● **Prompt**
Only the pictures are omitted; repeat all other data exactly.
● ● ● ● ● ● ●
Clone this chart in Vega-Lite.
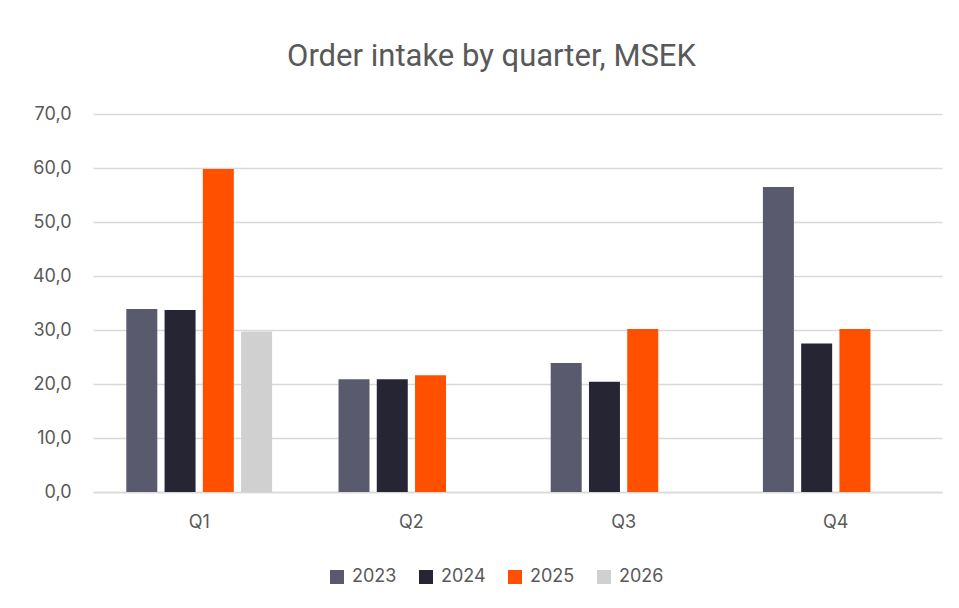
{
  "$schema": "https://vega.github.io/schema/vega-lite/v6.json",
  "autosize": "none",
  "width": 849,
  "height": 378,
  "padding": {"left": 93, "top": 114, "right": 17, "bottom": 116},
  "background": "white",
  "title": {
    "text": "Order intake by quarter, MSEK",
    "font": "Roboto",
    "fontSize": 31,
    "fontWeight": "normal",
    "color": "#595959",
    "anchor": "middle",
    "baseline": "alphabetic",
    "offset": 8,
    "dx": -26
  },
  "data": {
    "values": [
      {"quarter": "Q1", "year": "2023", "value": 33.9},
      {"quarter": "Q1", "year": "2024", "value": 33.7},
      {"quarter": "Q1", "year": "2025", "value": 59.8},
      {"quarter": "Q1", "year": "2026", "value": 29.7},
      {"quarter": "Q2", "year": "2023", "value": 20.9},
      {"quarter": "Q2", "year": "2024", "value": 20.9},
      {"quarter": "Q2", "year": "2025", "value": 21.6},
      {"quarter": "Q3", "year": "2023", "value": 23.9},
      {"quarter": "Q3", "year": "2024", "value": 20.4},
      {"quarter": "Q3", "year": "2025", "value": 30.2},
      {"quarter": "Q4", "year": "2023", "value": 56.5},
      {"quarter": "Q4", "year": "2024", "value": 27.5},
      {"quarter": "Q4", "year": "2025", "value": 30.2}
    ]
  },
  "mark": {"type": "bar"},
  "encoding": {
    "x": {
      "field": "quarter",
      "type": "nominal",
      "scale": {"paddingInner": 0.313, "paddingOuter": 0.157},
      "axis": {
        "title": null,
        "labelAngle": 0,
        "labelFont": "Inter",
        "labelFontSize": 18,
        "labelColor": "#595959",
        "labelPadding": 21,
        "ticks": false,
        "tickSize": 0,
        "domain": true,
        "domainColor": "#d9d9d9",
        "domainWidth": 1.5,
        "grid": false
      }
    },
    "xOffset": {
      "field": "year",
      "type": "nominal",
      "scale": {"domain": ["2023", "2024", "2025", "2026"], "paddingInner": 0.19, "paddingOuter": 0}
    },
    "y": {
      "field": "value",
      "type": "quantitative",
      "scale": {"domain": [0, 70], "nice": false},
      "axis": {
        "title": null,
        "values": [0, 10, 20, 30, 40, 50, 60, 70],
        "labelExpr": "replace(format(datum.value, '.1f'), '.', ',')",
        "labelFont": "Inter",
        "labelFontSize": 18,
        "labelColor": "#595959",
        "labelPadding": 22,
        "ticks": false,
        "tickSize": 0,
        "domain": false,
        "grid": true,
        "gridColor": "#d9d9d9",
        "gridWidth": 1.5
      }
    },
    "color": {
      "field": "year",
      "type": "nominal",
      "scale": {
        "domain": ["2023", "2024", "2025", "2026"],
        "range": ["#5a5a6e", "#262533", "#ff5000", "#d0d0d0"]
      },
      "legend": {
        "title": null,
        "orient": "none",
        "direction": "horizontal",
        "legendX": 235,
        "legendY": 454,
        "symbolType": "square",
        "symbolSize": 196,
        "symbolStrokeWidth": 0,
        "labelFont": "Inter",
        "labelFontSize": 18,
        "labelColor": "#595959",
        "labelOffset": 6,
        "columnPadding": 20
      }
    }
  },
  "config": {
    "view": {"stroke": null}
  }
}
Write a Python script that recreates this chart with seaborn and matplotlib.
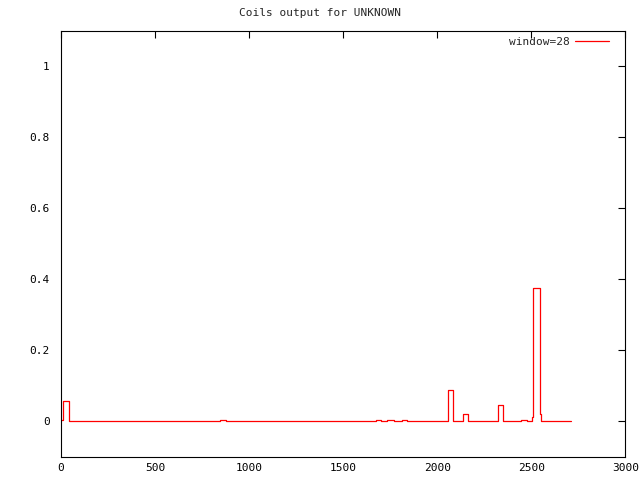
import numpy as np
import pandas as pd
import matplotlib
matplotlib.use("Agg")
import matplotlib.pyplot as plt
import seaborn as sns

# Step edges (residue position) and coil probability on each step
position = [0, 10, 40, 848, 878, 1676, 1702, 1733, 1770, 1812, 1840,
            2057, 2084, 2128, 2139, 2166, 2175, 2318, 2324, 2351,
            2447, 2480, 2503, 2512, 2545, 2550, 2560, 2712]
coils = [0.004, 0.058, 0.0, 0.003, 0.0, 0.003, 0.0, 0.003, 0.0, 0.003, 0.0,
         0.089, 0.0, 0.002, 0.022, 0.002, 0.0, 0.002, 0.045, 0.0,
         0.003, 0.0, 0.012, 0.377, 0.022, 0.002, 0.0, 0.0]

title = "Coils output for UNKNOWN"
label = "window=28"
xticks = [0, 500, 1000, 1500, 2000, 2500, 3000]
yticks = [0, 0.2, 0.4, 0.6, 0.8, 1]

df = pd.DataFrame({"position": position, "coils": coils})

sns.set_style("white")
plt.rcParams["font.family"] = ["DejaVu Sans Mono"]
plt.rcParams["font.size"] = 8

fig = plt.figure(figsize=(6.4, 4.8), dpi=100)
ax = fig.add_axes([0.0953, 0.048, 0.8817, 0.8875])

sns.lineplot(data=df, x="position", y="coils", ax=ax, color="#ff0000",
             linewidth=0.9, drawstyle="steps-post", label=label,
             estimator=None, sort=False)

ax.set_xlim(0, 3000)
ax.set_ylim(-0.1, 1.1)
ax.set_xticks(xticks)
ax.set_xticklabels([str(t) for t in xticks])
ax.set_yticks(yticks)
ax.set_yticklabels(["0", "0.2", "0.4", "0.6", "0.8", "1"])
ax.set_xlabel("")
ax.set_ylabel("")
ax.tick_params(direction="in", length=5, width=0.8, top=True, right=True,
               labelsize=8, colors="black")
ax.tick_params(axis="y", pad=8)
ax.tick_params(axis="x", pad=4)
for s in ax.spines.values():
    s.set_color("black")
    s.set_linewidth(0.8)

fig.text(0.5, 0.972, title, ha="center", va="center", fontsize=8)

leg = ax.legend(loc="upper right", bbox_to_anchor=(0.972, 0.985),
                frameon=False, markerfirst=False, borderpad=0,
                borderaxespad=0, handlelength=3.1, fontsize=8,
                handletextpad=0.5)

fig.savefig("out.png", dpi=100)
● ● ● ● ● ● ●
● **Exercise output**
Clone this chart in Vega-Lite.
{
  "$schema": "https://vega.github.io/schema/vega-lite/v6.json",
  "autosize": "none",
  "width": 849,
  "height": 378,
  "padding": {"left": 93, "top": 114, "right": 17, "bottom": 116},
  "background": "white",
  "title": {
    "text": "Order intake by quarter, MSEK",
    "font": "Roboto",
    "fontSize": 31,
    "fontWeight": "normal",
    "color": "#595959",
    "anchor": "middle",
    "baseline": "alphabetic",
    "offset": 8,
    "dx": -26
  },
  "data": {
    "values": [
      {"quarter": "Q1", "year": "2023", "value": 33.9},
      {"quarter": "Q1", "year": "2024", "value": 33.7},
      {"quarter": "Q1", "year": "2025", "value": 59.8},
      {"quarter": "Q1", "year": "2026", "value": 29.7},
      {"quarter": "Q2", "year": "2023", "value": 20.9},
      {"quarter": "Q2", "year": "2024", "value": 20.9},
      {"quarter": "Q2", "year": "2025", "value": 21.6},
      {"quarter": "Q3", "year": "2023", "value": 23.9},
      {"quarter": "Q3", "year": "2024", "value": 20.4},
      {"quarter": "Q3", "year": "2025", "value": 30.2},
      {"quarter": "Q4", "year": "2023", "value": 56.5},
      {"quarter": "Q4", "year": "2024", "value": 27.5},
      {"quarter": "Q4", "year": "2025", "value": 30.2}
    ]
  },
  "mark": {"type": "bar"},
  "encoding": {
    "x": {
      "field": "quarter",
      "type": "nominal",
      "scale": {"paddingInner": 0.313, "paddingOuter": 0.157},
      "axis": {
        "title": null,
        "labelAngle": 0,
        "labelFont": "Inter",
        "labelFontSize": 18,
        "labelColor": "#595959",
        "labelPadding": 21,
        "ticks": false,
        "tickSize": 0,
        "domain": true,
        "domainColor": "#d9d9d9",
        "domainWidth": 1.5,
        "grid": false
      }
    },
    "xOffset": {
      "field": "year",
      "type": "nominal",
      "scale": {"domain": ["2023", "2024", "2025", "2026"], "paddingInner": 0.19, "paddingOuter": 0}
    },
    "y": {
      "field": "value",
      "type": "quantitative",
      "scale": {"domain": [0, 70], "nice": false},
      "axis": {
        "title": null,
        "values": [0, 10, 20, 30, 40, 50, 60, 70],
        "labelExpr": "replace(format(datum.value, '.1f'), '.', ',')",
        "labelFont": "Inter",
        "labelFontSize": 18,
        "labelColor": "#595959",
        "labelPadding": 22,
        "ticks": false,
        "tickSize": 0,
        "domain": false,
        "grid": true,
        "gridColor": "#d9d9d9",
        "gridWidth": 1.5
      }
    },
    "color": {
      "field": "year",
      "type": "nominal",
      "scale": {
        "domain": ["2023", "2024", "2025", "2026"],
        "range": ["#5a5a6e", "#262533", "#ff5000", "#d0d0d0"]
      },
      "legend": {
        "title": null,
        "orient": "none",
        "direction": "horizontal",
        "legendX": 235,
        "legendY": 454,
        "symbolType": "square",
        "symbolSize": 196,
        "symbolStrokeWidth": 0,
        "labelFont": "Inter",
        "labelFontSize": 18,
        "labelColor": "#595959",
        "labelOffset": 6,
        "columnPadding": 20
      }
    }
  },
  "config": {
    "view": {"stroke": null}
  }
}
Write a Python script that recreates this chart with seaborn and matplotlib.
import numpy as np
import pandas as pd
import matplotlib
matplotlib.use("Agg")
import matplotlib.pyplot as plt
import seaborn as sns

# Step edges (residue position) and coil probability on each step
position = [0, 10, 40, 848, 878, 1676, 1702, 1733, 1770, 1812, 1840,
            2057, 2084, 2128, 2139, 2166, 2175, 2318, 2324, 2351,
            2447, 2480, 2503, 2512, 2545, 2550, 2560, 2712]
coils = [0.004, 0.058, 0.0, 0.003, 0.0, 0.003, 0.0, 0.003, 0.0, 0.003, 0.0,
         0.089, 0.0, 0.002, 0.022, 0.002, 0.0, 0.002, 0.045, 0.0,
         0.003, 0.0, 0.012, 0.377, 0.022, 0.002, 0.0, 0.0]

title = "Coils output for UNKNOWN"
label = "window=28"
xticks = [0, 500, 1000, 1500, 2000, 2500, 3000]
yticks = [0, 0.2, 0.4, 0.6, 0.8, 1]

df = pd.DataFrame({"position": position, "coils": coils})

sns.set_style("white")
plt.rcParams["font.family"] = ["DejaVu Sans Mono"]
plt.rcParams["font.size"] = 8

fig = plt.figure(figsize=(6.4, 4.8), dpi=100)
ax = fig.add_axes([0.0953, 0.048, 0.8817, 0.8875])

sns.lineplot(data=df, x="position", y="coils", ax=ax, color="#ff0000",
             linewidth=0.9, drawstyle="steps-post", label=label,
             estimator=None, sort=False)

ax.set_xlim(0, 3000)
ax.set_ylim(-0.1, 1.1)
ax.set_xticks(xticks)
ax.set_xticklabels([str(t) for t in xticks])
ax.set_yticks(yticks)
ax.set_yticklabels(["0", "0.2", "0.4", "0.6", "0.8", "1"])
ax.set_xlabel("")
ax.set_ylabel("")
ax.tick_params(direction="in", length=5, width=0.8, top=True, right=True,
               labelsize=8, colors="black")
ax.tick_params(axis="y", pad=8)
ax.tick_params(axis="x", pad=4)
for s in ax.spines.values():
    s.set_color("black")
    s.set_linewidth(0.8)

fig.text(0.5, 0.972, title, ha="center", va="center", fontsize=8)

leg = ax.legend(loc="upper right", bbox_to_anchor=(0.972, 0.985),
                frameon=False, markerfirst=False, borderpad=0,
                borderaxespad=0, handlelength=3.1, fontsize=8,
                handletextpad=0.5)

fig.savefig("out.png", dpi=100)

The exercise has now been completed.